Benchmark: Elapsed time test: 1273.7278452 msec (first benchmark from above).
In another implementation (today) I used neither tex1Dfetch nor tex3D and managed to reduce the register count to 33 registers. I used a 1D indexing scheme in a 3D volume to reduce the number of registers. By forcing the maxrregcount to 32 I achieved the best result, which is:
1>ptxas info : Compiling entry function '_Z24kernel_index_tex_tex3DPfS_PhS0_S0_S0_S0_jjjj'
1>ptxas info : Used 32 registers, 8+0 bytes lmem, 44+16 bytes smem, 12 bytes cmem[1]
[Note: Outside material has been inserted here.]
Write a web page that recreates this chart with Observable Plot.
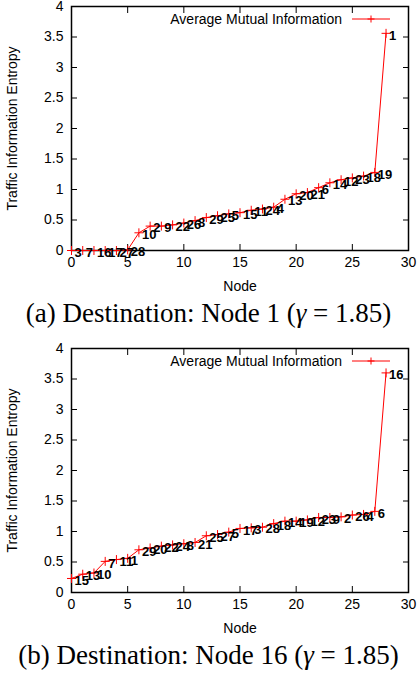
<!DOCTYPE html>
<html><head><meta charset="utf-8">
<script src="https://cdn.jsdelivr.net/npm/d3@7"></script>
<script src="https://cdn.jsdelivr.net/npm/@observablehq/plot@0.6"></script>
<style>
body{margin:0;background:#fff;width:417px;}
.cap{font-family:"Liberation Serif","Times New Roman",serif;font-size:27px;text-align:center;height:46.5px;line-height:27px;padding-top:5px;box-sizing:border-box;white-space:nowrap;color:#000;}
svg{display:block}
</style></head><body>
<div id="a"></div><div class="cap" id="capA"></div>
<div id="b"></div><div class="cap" id="capB"></div>
<script>
const seriesName = "Average Mutual Information";
const xTicks = [0, 5, 10, 15, 20, 25, 30];
const yTicks = [0, 0.5, 1, 1.5, 2, 2.5, 3, 3.5, 4];
const xLabel = "Node";
const yLabel = "Traffic Information Entropy";

const nodesA = [3,7,16,17,27,28,10,2,9,22,26,8,29,25,5,15,11,24,4,13,20,21,6,14,12,23,18,19,1];
const entropyA = [0,0,0,0,0,0.01,0.29,0.40,0.40,0.42,0.45,0.49,0.54,0.57,0.60,0.62,0.66,0.68,0.71,0.84,0.93,0.95,1.03,1.11,1.16,1.19,1.22,1.28,3.56];
const captionA = "(a) Destination: Node 1 (<i>γ</i> = 1.85)";

const nodesB = [15,13,10,7,11,1,29,20,22,24,8,21,25,27,5,17,3,28,18,14,19,12,23,9,2,26,4,6,16];
const entropyB = [0.23,0.30,0.32,0.51,0.54,0.56,0.70,0.73,0.76,0.78,0.80,0.82,0.93,0.95,0.99,1.05,1.06,1.07,1.13,1.17,1.17,1.19,1.23,1.23,1.24,1.27,1.28,1.33,3.60];
const captionB = "(b) Destination: Node 16 (<i>γ</i> = 1.85)";

function panel(nodes, values) {
  const data = values.map((v, i) => ({rank: i, value: v, node: nodes[i]}));
  const svg = Plot.plot({
    width: 417, height: 295,
    marginTop: 6, marginBottom: 45, marginLeft: 71, marginRight: 9,
    style: {fontFamily: "'Liberation Sans', Arial, sans-serif", fontSize: "14px", background: "#fff", color: "#000", overflow: "visible"},
    x: {domain: [0, 30]},
    y: {domain: [0, 4]},
    marks: [
      Plot.axisX(xTicks, {anchor: "bottom", tickSize: 0, tickPadding: 7, fontSize: 14, label: xLabel, labelAnchor: "center", labelArrow: "none", labelOffset: 40}),
      Plot.axisX(xTicks, {anchor: "bottom", tickSize: -6, tickFormat: () => "", label: null}),
      Plot.axisX(xTicks, {anchor: "top", tickSize: -6, tickFormat: () => "", label: null}),
      Plot.axisY(yTicks, {anchor: "left", tickSize: 0, tickPadding: 8, fontSize: 14, tickFormat: d => String(d), label: yLabel, labelAnchor: "center", labelArrow: "none", labelOffset: 64}),
      Plot.axisY(yTicks, {anchor: "left", tickSize: -6, tickFormat: () => "", label: null}),
      Plot.axisY(yTicks, {anchor: "right", tickSize: -6, tickFormat: () => "", label: null}),
      Plot.frame({stroke: "#000", strokeWidth: 1.5}),
      Plot.line(data, {x: "rank", y: "value", stroke: "red", strokeWidth: 1}),
      Plot.dot(data, {x: "rank", y: "value", symbol: "plus", stroke: "red", r: 3, strokeWidth: 1}),
      Plot.text(data, {x: "rank", y: "value", text: "node", textAnchor: "start", dx: 3, dy: 2, fontWeight: "bold", fontSize: 13, fill: "#000"})
    ]
  });
  const g = d3.select(svg).append("g");
  g.append("text").attr("x", 342).attr("y", 19).attr("dy", "0.35em").attr("text-anchor", "end")
    .attr("font-size", 14).attr("fill", "#000").text(seriesName);
  g.append("line").attr("x1", 352).attr("x2", 390).attr("y1", 19).attr("y2", 19).attr("stroke", "red");
  g.append("path").attr("d", "M367.5,19H374.5M371,15.5V22.5").attr("stroke", "red");
  return svg;
}

document.getElementById("a").appendChild(panel(nodesA, entropyA));
document.getElementById("capA").innerHTML = captionA;
document.getElementById("b").appendChild(panel(nodesB, entropyB));
document.getElementById("capB").innerHTML = captionB;
</script>
</body></html>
Active Threads per Multiprocessor 512
Active Warps per Multiprocessor 16
Active Thread Blocks per Multiprocessor 2
Occupancy of each Multiprocessor 50%
Elapsed CPU time test: 1115.6475840 msec
Using 33 register and optimizing the block size result in following values:
1>ptxas info : Compiling entry function '_Z24kernel_index_tex_tex3DPfS_PhS0_S0_S0_S0_jjjj'
1>ptxas info : Used 33 registers, 44+16 bytes smem, 8 bytes cmem[1]
3.) GPU Occupancy Data is displayed here and in the graphs:
Active Threads per Multiprocessor 448
Active Warps per Multiprocessor 14
Active Thread Blocks per Multiprocessor 1
Occupancy of each Multiprocessor 44%
Benchmark: Elapsed CPU time test: 1213.7278803 msec
To conclude this benchmarks:
You have to pay attention when setting maxrregcount, since it can result either in significant drop of performance or in a performance boost.
Higher occupancy should result in better performance as long as you are not forced to reduce the number of registers “drastically”.
It is quite hard to find optimal settings (maxrregcount, blockSize and the implementation itself) and some more tool support would be quite nice.
I’m wondering that a occupancy increase from 448 threads (44 %) to 512 (50 %) lead actually to a performance increase. I often hear something of 192 (19 %) threads per SM is sufficient to hide most/all latency?
Is there a posibility to find out the minimum occupancy that results in maximum performance? Some code analysis tool would be nice that runs through your code and measures times and return the best settings. Something like a feedback profiling tool.